> CHALLENGE
Give the data again exactly as written, skipping any pictures.

> SOURCE MATERIAL
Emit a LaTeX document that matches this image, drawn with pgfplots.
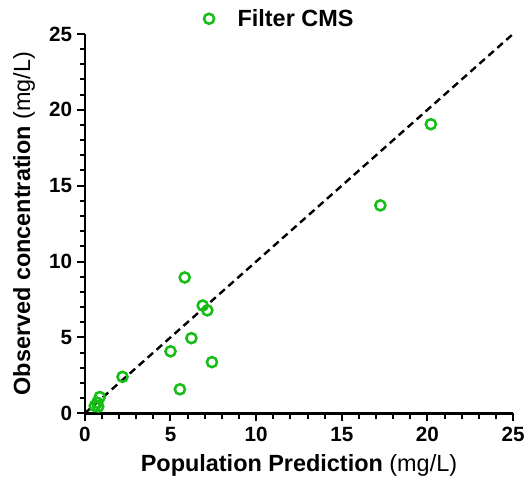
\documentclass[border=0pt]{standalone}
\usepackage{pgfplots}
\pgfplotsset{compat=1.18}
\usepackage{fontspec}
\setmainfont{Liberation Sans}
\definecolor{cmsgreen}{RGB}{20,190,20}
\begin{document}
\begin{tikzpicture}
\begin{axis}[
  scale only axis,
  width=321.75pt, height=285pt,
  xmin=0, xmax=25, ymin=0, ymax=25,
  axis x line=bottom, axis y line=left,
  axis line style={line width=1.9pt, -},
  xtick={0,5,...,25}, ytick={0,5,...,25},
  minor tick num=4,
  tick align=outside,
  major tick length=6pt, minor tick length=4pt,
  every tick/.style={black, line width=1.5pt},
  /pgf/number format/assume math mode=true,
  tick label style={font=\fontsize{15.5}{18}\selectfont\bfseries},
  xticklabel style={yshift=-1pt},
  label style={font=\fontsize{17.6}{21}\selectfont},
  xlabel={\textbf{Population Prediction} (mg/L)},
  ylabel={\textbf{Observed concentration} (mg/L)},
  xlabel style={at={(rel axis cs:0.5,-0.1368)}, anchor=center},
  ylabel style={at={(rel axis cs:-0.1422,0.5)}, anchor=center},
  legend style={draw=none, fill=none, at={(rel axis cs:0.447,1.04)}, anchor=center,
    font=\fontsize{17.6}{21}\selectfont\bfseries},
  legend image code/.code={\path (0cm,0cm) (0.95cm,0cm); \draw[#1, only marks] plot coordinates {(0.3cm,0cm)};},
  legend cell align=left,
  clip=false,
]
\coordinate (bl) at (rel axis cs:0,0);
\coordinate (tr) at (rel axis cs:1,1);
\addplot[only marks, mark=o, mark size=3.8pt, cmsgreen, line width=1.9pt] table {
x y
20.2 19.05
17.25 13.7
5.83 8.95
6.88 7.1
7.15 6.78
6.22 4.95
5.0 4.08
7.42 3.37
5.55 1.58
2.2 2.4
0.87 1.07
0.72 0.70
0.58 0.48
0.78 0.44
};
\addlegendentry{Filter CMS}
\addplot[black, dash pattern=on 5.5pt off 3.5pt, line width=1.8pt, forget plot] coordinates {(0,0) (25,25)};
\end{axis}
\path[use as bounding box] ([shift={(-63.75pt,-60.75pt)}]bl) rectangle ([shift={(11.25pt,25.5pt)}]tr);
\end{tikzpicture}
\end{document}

> WRITTEN RESPONSE
Emit a LaTeX document that matches this image, drawn with pgfplots.
\documentclass[border=0pt]{standalone}
\usepackage{pgfplots}
\pgfplotsset{compat=1.18}
\usepackage{fontspec}
\setmainfont{Liberation Sans}
\definecolor{cmsgreen}{RGB}{20,190,20}
\begin{document}
\begin{tikzpicture}
\begin{axis}[
  scale only axis,
  width=321.75pt, height=285pt,
  xmin=0, xmax=25, ymin=0, ymax=25,
  axis x line=bottom, axis y line=left,
  axis line style={line width=1.9pt, -},
  xtick={0,5,...,25}, ytick={0,5,...,25},
  minor tick num=4,
  tick align=outside,
  major tick length=6pt, minor tick length=4pt,
  every tick/.style={black, line width=1.5pt},
  /pgf/number format/assume math mode=true,
  tick label style={font=\fontsize{15.5}{18}\selectfont\bfseries},
  xticklabel style={yshift=-1pt},
  label style={font=\fontsize{17.6}{21}\selectfont},
  xlabel={\textbf{Population Prediction} (mg/L)},
  ylabel={\textbf{Observed concentration} (mg/L)},
  xlabel style={at={(rel axis cs:0.5,-0.1368)}, anchor=center},
  ylabel style={at={(rel axis cs:-0.1422,0.5)}, anchor=center},
  legend style={draw=none, fill=none, at={(rel axis cs:0.447,1.04)}, anchor=center,
    font=\fontsize{17.6}{21}\selectfont\bfseries},
  legend image code/.code={\path (0cm,0cm) (0.95cm,0cm); \draw[#1, only marks] plot coordinates {(0.3cm,0cm)};},
  legend cell align=left,
  clip=false,
]
\coordinate (bl) at (rel axis cs:0,0);
\coordinate (tr) at (rel axis cs:1,1);
\addplot[only marks, mark=o, mark size=3.8pt, cmsgreen, line width=1.9pt] table {
x y
20.2 19.05
17.25 13.7
5.83 8.95
6.88 7.1
7.15 6.78
6.22 4.95
5.0 4.08
7.42 3.37
5.55 1.58
2.2 2.4
0.87 1.07
0.72 0.70
0.58 0.48
0.78 0.44
};
\addlegendentry{Filter CMS}
\addplot[black, dash pattern=on 5.5pt off 3.5pt, line width=1.8pt, forget plot] coordinates {(0,0) (25,25)};
\end{axis}
\path[use as bounding box] ([shift={(-63.75pt,-60.75pt)}]bl) rectangle ([shift={(11.25pt,25.5pt)}]tr);
\end{tikzpicture}
\end{document}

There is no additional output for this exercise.